Anaheim’s City Council majority is looking to institute a gag order of sorts on minority-faction council members by limiting how many times an elected official can agendize an issue for public discussion. 

Again, this is editorializing, not reporting. Calling the rule change a “gag order” is inflammatory and inaccurate. It is Custodio camouflaging his opinion as news reporting.

Here’s another example in the lede paragraph from an October 29 Custodio article on the Angel Stadium appraisal:

Anaheim’s City Council is not interested in publicizing the value of their public stadium and also doesn’t want the public to have much time to look over potential stadium deals before they are approved.

Again, this is pure editorializing – Custodio representing his opinion as fact.  And his opinion isn’t even factual.

The fact is when it authorized the appraisal in November 2018, the city council stated it would be ultimately be made available to the public.
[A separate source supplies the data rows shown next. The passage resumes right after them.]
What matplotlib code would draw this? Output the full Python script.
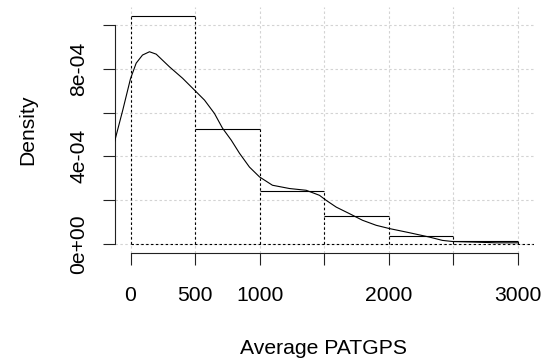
import matplotlib
matplotlib.use("Agg")
import matplotlib.pyplot as plt

# Histogram (density scale)
bin_edges = [0, 500, 1000, 1500, 2000, 2500, 3000]
bin_density = [1.04e-3, 5.27e-4, 2.40e-4, 1.28e-4, 3.8e-5, 1.3e-5]

# Kernel density curve
dens_x = [-124, -60, 0, 44, 93, 147, 199, 302, 403, 495, 573, 650, 712, 780, 844,
          921, 999, 1099, 1231, 1360, 1463, 1515, 1593, 1696, 1796, 1902, 2005,
          2160, 2315, 2415, 2493, 2676, 2831, 2996]
dens_y = [4.66, 6.11, 7.55, 8.26, 8.63, 8.78, 8.67, 8.09, 7.57, 7.03, 6.57, 5.96,
          5.29, 4.74, 4.14, 3.51, 3.06, 2.68, 2.53, 2.45, 2.22, 1.99, 1.68, 1.38,
          1.08, 0.85, 0.70, 0.51, 0.31, 0.16, 0.11, 0.08, 0.05, 0.05]
dens_y = [v * 1e-4 for v in dens_y]

x_ticks = [0, 500, 1000, 1500, 2000, 2500, 3000]
x_tick_labels = ["0", "500", "1000", "", "2000", "", "3000"]
y_ticks = [0, 2e-4, 4e-4, 6e-4, 8e-4, 1e-3]
y_tick_labels = ["0e+00", "", "4e-04", "", "8e-04", ""]

FONT = "Liberation Sans"
FS = 15.2
W, H = 554, 364
fig = plt.figure(figsize=(W / 100, H / 100), dpi=100)
L, R, T, B = 115, 533.5, 7.2, 253
ax = fig.add_axes([L / W, 1 - B / H, (R - L) / W, (B - T) / H])
ax.set_xlim(-120, 3120)
ax.set_ylim(-4.16e-5, 1.0816e-3)

lw = 0.8
dot = (0, (2.2, 2.2))
# grid
for xv in x_ticks:
    ax.axvline(xv, color="#d3d3d3", lw=lw, linestyle=dot, zorder=1)
for yv in y_ticks:
    ax.axhline(yv, color="#d3d3d3", lw=lw, linestyle=dot, zorder=1)

# histogram: solid tops, dotted sides and baseline
for i, d in enumerate(bin_density):
    ax.plot([bin_edges[i], bin_edges[i + 1]], [d, d], color="black", lw=lw,
            solid_capstyle="butt", zorder=3)
for i, e in enumerate(bin_edges):
    left = bin_density[i - 1] if i > 0 else 0
    right = bin_density[i] if i < len(bin_density) else 0
    ax.plot([e, e], [0, max(left, right)], color="black", lw=lw, linestyle=dot, zorder=3)
ax.plot([0, 3200], [0, 0], color="black", lw=lw, linestyle=dot, zorder=3)

# density curve
ax.plot(dens_x, dens_y, color="black", lw=lw, zorder=4)

for s in ["top", "right"]:
    ax.spines[s].set_visible(False)
ax.spines["left"].set_bounds(0, 1e-3)
ax.spines["bottom"].set_bounds(0, 3000)
for s in ["left", "bottom"]:
    ax.spines[s].set_linewidth(lw)
    ax.spines[s].set_color("#222222")

ax.set_xticks(x_ticks)
ax.set_xticklabels(x_tick_labels, fontfamily=FONT, fontsize=FS)
ax.set_yticks(y_ticks)
ax.set_yticklabels(y_tick_labels, fontfamily=FONT, fontsize=FS, rotation=90, va="center")
ax.tick_params(axis="both", direction="out", length=8.8, width=lw, color="#222222")
ax.tick_params(axis="x", pad=15)
ax.tick_params(axis="y", pad=10.3)

fig.text(324 / W, 1 - 353.5 / H, "Average PATGPS", fontfamily=FONT, fontsize=FS,
         ha="center", va="baseline")
fig.text(33 / W, 1 - 130 / H, "Density", fontfamily=FONT, fontsize=FS,
         ha="center", va="baseline", rotation=90, rotation_mode="anchor")

fig.savefig("out.png", dpi=100)
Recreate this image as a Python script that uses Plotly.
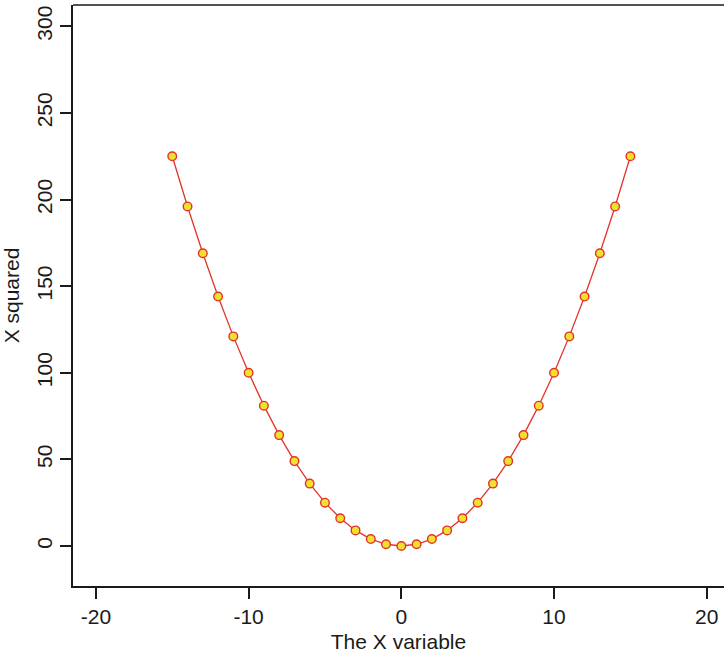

However, it gave no direction and took no action regarding the timing of its publication – and has taken no action to the contrary since that time.

There is disagreement on the council as to when the appraisal should be made public – and there is a strong case for keeping it under wraps until the appropriate moment during negotiations with the Angels. But that is fundamentally different than Custodio’s claim the council doesn’t want the public to know the stadium’s value.

The same goes for Custodio’s claim the council opposes giving the public siufficient time to evaluate any agreement the parties hammer out.

Can he point to any example where a councilmember has announced, “I don’t want the public to have much time to look over potential stadium deals before we approve them.”  No – because there are none. Custodio’s claim is unsubstantiated speculation.

One has to wonder where the Voice of OC‘s sense of outrage was last year when Mayor Tom Tait spent months negotiating in secret with the Anaheim Ducks to sell them city property surrounding the Honda Center? The negotiations were an open secret. And the deal – and appraisal of the land – weren’t released to the public until four days before the council vote.  There wasn’t a peep from the Voice of OC, nor for that matter from any of the partisans who now posture as champions of public transparency.

There is nothing wrong with opinion journalism. Anaheim Blog engages in opinion journalism. The problem is when a publication engages in opinion journalism but holds itself out to be engaged in news reporting.